[BEGIN Source data]

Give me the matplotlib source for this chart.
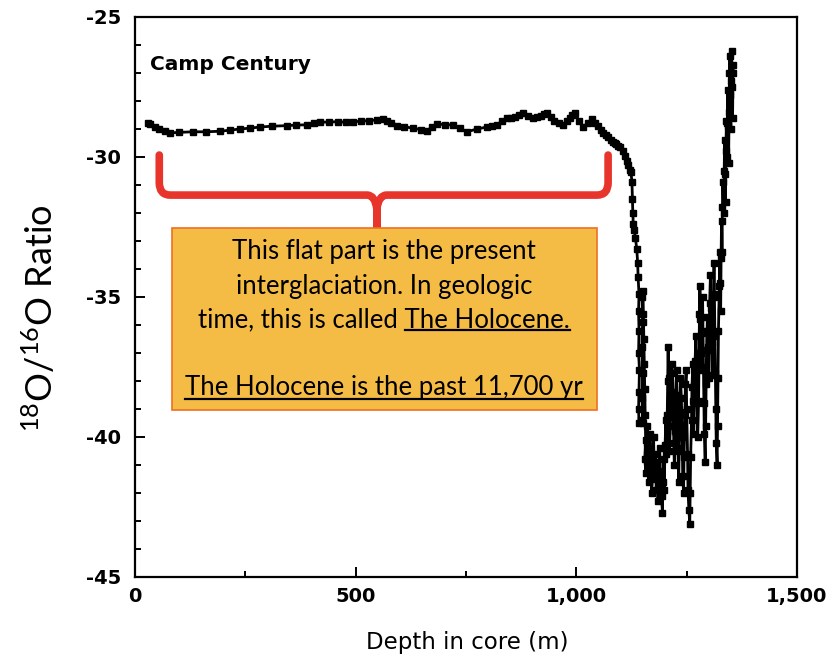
import matplotlib
matplotlib.use("Agg")
import matplotlib.pyplot as plt
from matplotlib.path import Path
from matplotlib.patches import PathPatch, Rectangle
from matplotlib.lines import Line2D
from matplotlib.ticker import MultipleLocator, FuncFormatter

# --- data ---
# flat (Holocene) section
depth_flat = [29, 34, 45, 55, 67, 79, 100, 131, 160, 193, 215, 238, 260, 283, 310, 344,
              365, 390, 405, 419, 440, 460, 478, 494, 512, 530, 548, 562, 572, 580, 593,
              610, 630, 647, 662, 673, 684, 702, 721, 737, 752, 775, 797, 810, 820, 832,
              843, 852, 860, 870, 880, 891, 902, 911, 920, 927, 933, 942, 950, 960, 970,
              978, 985, 991, 997, 1006, 1016, 1026, 1035, 1043, 1050, 1056, 1061, 1067,
              1072, 1078, 1083, 1087, 1091, 1095, 1099]
ratio_flat = [-28.80, -28.82, -28.92, -29.00, -29.08, -29.14, -29.12, -29.10, -29.10,
              -29.08, -29.04, -29.00, -28.97, -28.93, -28.90, -28.88, -28.86, -28.85,
              -28.80, -28.76, -28.75, -28.74, -28.76, -28.74, -28.72, -28.70, -28.68,
              -28.64, -28.70, -28.78, -28.90, -28.92, -28.97, -29.02, -29.07, -28.92,
              -28.82, -28.84, -28.86, -28.98, -29.10, -29.00, -28.93, -28.88, -28.85,
              -28.72, -28.60, -28.62, -28.58, -28.50, -28.43, -28.52, -28.60, -28.58,
              -28.55, -28.48, -28.43, -28.58, -28.70, -28.78, -28.86, -28.70, -28.60,
              -28.50, -28.43, -28.70, -28.93, -28.78, -28.64, -28.80, -28.90, -29.05,
              -29.14, -29.22, -29.30, -29.38, -29.46, -29.50, -29.55, -29.60, -29.64]

# deglaciation and glacial section
depth_glacial = [1105, 1110, 1114, 1118, 1121, 1124, 1126, 1127, 1128, 1129, 1131, 1134,
                 1137, 1139, 1140, 1142, 1141, 1142, 1141, 1143, 1142, 1141, 1142, 1146,
                 1150, 1149, 1150, 1149, 1150, 1149, 1151, 1152, 1153, 1154, 1155, 1156,
                 1157, 1155, 1158, 1160, 1161, 1163, 1164, 1166, 1167, 1169, 1171, 1173,
                 1175, 1177, 1179, 1181, 1183, 1185, 1187, 1189, 1191, 1193, 1195, 1196,
                 1198, 1199, 1201, 1203, 1204, 1206, 1207, 1208, 1209, 1210, 1211, 1213,
                 1214, 1216, 1218, 1219, 1221, 1222, 1224, 1225, 1227, 1229, 1230, 1232,
                 1233, 1235, 1236, 1238, 1240, 1241, 1243, 1244, 1246, 1247, 1249, 1250,
                 1252, 1253, 1255, 1257, 1258, 1259, 1261, 1262, 1264, 1265, 1266, 1268,
                 1269, 1271, 1272, 1274, 1275, 1277, 1278, 1279, 1280, 1281, 1282, 1283,
                 1285, 1286, 1287, 1288, 1289, 1290, 1292, 1293, 1294, 1295, 1297, 1298,
                 1300, 1301, 1302, 1304, 1305, 1307, 1308, 1309, 1311, 1312, 1313, 1314,
                 1315, 1316, 1317, 1319, 1320, 1321, 1322, 1324, 1325, 1326, 1327, 1328,
                 1329, 1330, 1331, 1332, 1334, 1335, 1336, 1337, 1338, 1339, 1340, 1341,
                 1342, 1343, 1344, 1345, 1346, 1347, 1348, 1349, 1350, 1351, 1352, 1353,
                 1354, 1355, 1356]
ratio_glacial = [-29.80, -29.95, -30.15, -30.30, -30.45, -30.55, -30.90, -31.50, -32.00,
                 -32.40, -32.60, -32.90, -33.30, -33.80, -34.30, -34.90, -35.50, -36.20,
                 -37.00, -37.60, -38.40, -39.00, -39.50, -39.40, -39.50, -38.60, -37.70,
                 -36.80, -35.90, -35.00, -34.80, -35.60, -36.50, -37.40, -38.30, -39.20,
                 -40.10, -40.80, -41.30, -40.20, -39.60, -40.60, -41.60, -40.50, -39.90,
                 -41.20, -42.00, -40.80, -40.00, -41.50, -40.60, -41.90, -40.90, -42.30,
                 -41.20, -40.40, -41.70, -42.10, -42.70, -41.60, -40.80, -41.90, -40.30,
                 -39.40, -40.60, -39.20, -38.00, -36.80, -37.90, -39.30, -40.50, -39.60,
                 -38.40, -37.40, -37.70, -38.90, -40.20, -41.00, -39.80, -38.50, -37.60,
                 -38.80, -40.40, -41.60, -40.50, -39.10, -37.90, -38.60, -40.00, -41.40,
                 -42.00, -40.70, -39.20, -38.10, -37.60, -39.00, -40.60, -41.90, -42.60,
                 -43.10, -42.00, -40.70, -39.40, -38.20, -37.40, -38.70, -39.90, -38.60,
                 -37.30, -36.40, -37.60, -38.80, -40.00, -38.70, -37.00, -35.60, -34.60,
                 -35.80, -37.00, -37.60, -36.30, -35.00, -36.20, -37.50, -38.80, -39.90,
                 -40.90, -39.60, -38.10, -36.90, -35.70, -36.80, -37.90, -36.50, -35.20,
                 -34.20, -35.40, -36.60, -37.80, -36.30, -34.90, -33.80, -35.00, -36.40,
                 -37.70, -39.00, -40.20, -41.00, -39.60, -37.90, -36.20, -34.60, -33.40,
                 -34.50, -35.50, -33.60, -32.30, -33.40, -31.80, -30.90, -32.00, -30.50,
                 -29.40, -30.60, -31.60, -29.80, -28.70, -30.00, -28.80, -27.60, -28.90,
                 -30.20, -28.40, -27.00, -26.40, -27.80, -29.00, -27.30, -26.20, -27.50,
                 -28.60, -27.00, -26.70]

depth = depth_flat + depth_glacial
ratio = ratio_flat + ratio_glacial

box_lines = ["This flat part is the present",
             "interglaciation. In geologic",
             "time, this is called The Holocene.",
             "The Holocene is the past 11,700 yr"]

TICK_FONT = "DejaVu Sans"
BOX_FONT = "Lato"

fig = plt.figure(figsize=(8.33, 6.58), dpi=100)
ax = fig.add_axes([135 / 833, 1 - 577 / 658, 662 / 833, 560 / 658])

ax.plot(depth, ratio, color="black", linewidth=2.0, marker="s", markersize=3.8, zorder=3)

ax.set_xlim(0, 1500)
ax.set_ylim(-45, -25)
ax.xaxis.set_major_locator(MultipleLocator(500))
ax.xaxis.set_minor_locator(MultipleLocator(250))
ax.yaxis.set_major_locator(MultipleLocator(5))
ax.yaxis.set_minor_locator(MultipleLocator(1))
ax.xaxis.set_major_formatter(FuncFormatter(lambda v, p: f"{int(v):,}"))
ax.yaxis.set_major_formatter(FuncFormatter(lambda v, p: f"{int(v)}"))
ax.tick_params(which="both", direction="in", width=1.4, colors="black")
ax.tick_params(which="major", length=7)
ax.tick_params(which="minor", length=4)
ax.tick_params(axis="y", pad=10)
ax.tick_params(axis="x", pad=7)
for lab in ax.get_xticklabels() + ax.get_yticklabels():
    lab.set_fontfamily(TICK_FONT)
    lab.set_fontsize(14)
    lab.set_fontweight("bold")
for sp in ax.spines.values():
    sp.set_linewidth(1.6)

ax.text(33, -26.71, "Camp Century", family=TICK_FONT, fontsize=14.5,
        fontweight="bold", va="center", ha="left")

fig.text(467 / 833, 1 - 643 / 658, "Depth in core (m)", family=TICK_FONT,
         fontsize=16.5, ha="center", va="center")

plt.rcParams["mathtext.fontset"] = "custom"
plt.rcParams["mathtext.rm"] = BOX_FONT
plt.rcParams["mathtext.it"] = BOX_FONT
fig.text(40 / 833, 1 - 318 / 658, r"$\mathrm{^{18}}$O/$\mathrm{^{16}}$O Ratio",
         family=BOX_FONT, fontsize=26, rotation=90, ha="center", va="center")

# red curly brace
red = "#E8352B"
yt, yh, ytip = -29.93, -31.36, -32.7
xl, xr, xc = 55, 1072, 548
r = 25
verts = [(xl, yt), (xl, yh + 0.45), (xl, yh), (xl + r, yh),
         (xc - 22, yh), (xc - 4, yh), (xc, yh - 0.5),
         (xc, ytip), (xc, yh - 0.5),
         (xc + 4, yh), (xc + 22, yh),
         (xr - r, yh), (xr, yh), (xr, yh + 0.45), (xr, yt)]
codes = [Path.MOVETO, Path.LINETO, Path.CURVE3, Path.CURVE3,
         Path.LINETO, Path.CURVE3, Path.CURVE3,
         Path.LINETO, Path.LINETO,
         Path.CURVE3, Path.CURVE3,
         Path.LINETO, Path.CURVE3, Path.CURVE3, Path.LINETO]
ax.add_patch(PathPatch(Path(verts, codes), facecolor="none", edgecolor=red,
                       linewidth=5.5, capstyle="round", joinstyle="round", zorder=4))

# orange box
ax.add_patch(Rectangle((84, -39.04), 963, 6.5, facecolor="#F4BC45",
                       edgecolor="#EE7022", linewidth=1.2, zorder=5))

cx = 565
line_y = [-33.39, -34.64, -35.82, -38.25]
texts = []
for s, y in zip(box_lines, line_y):
    texts.append(ax.text(cx, y, s, family=BOX_FONT, fontsize=18.5, ha="center",
                         va="center", zorder=6))

# underline "The Holocene." and the last line
fig.canvas.draw()
rend = fig.canvas.get_renderer()
W, H = fig.bbox.width, fig.bbox.height
tmp = ax.text(0, 0, "The Holocene.", family=BOX_FONT, fontsize=18.5)
w_hol = tmp.get_window_extent(rend).width
tmp.remove()
for t, part in [(texts[2], w_hol), (texts[3], None)]:
    bb = t.get_window_extent(rend)
    x0 = bb.x1 - part if part else bb.x0
    yy = bb.y0 + 2
    fig.add_artist(Line2D([x0 / W, bb.x1 / W], [yy / H, yy / H], color="black",
                          linewidth=1.6, transform=fig.transFigure, zorder=7))

fig.savefig("out.png", dpi=100)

[END Source data]

Request: Only lines belong in the copy: transcribe those from the start of the data through the line that contains "from matplotlib.ticker import", and skip the pictures.

Solution to this task:
Give me the matplotlib source for this chart.
import matplotlib
matplotlib.use("Agg")
import matplotlib.pyplot as plt
from matplotlib.path import Path
from matplotlib.patches import PathPatch, Rectangle
from matplotlib.lines import Line2D
from matplotlib.ticker import MultipleLocator, FuncFormatter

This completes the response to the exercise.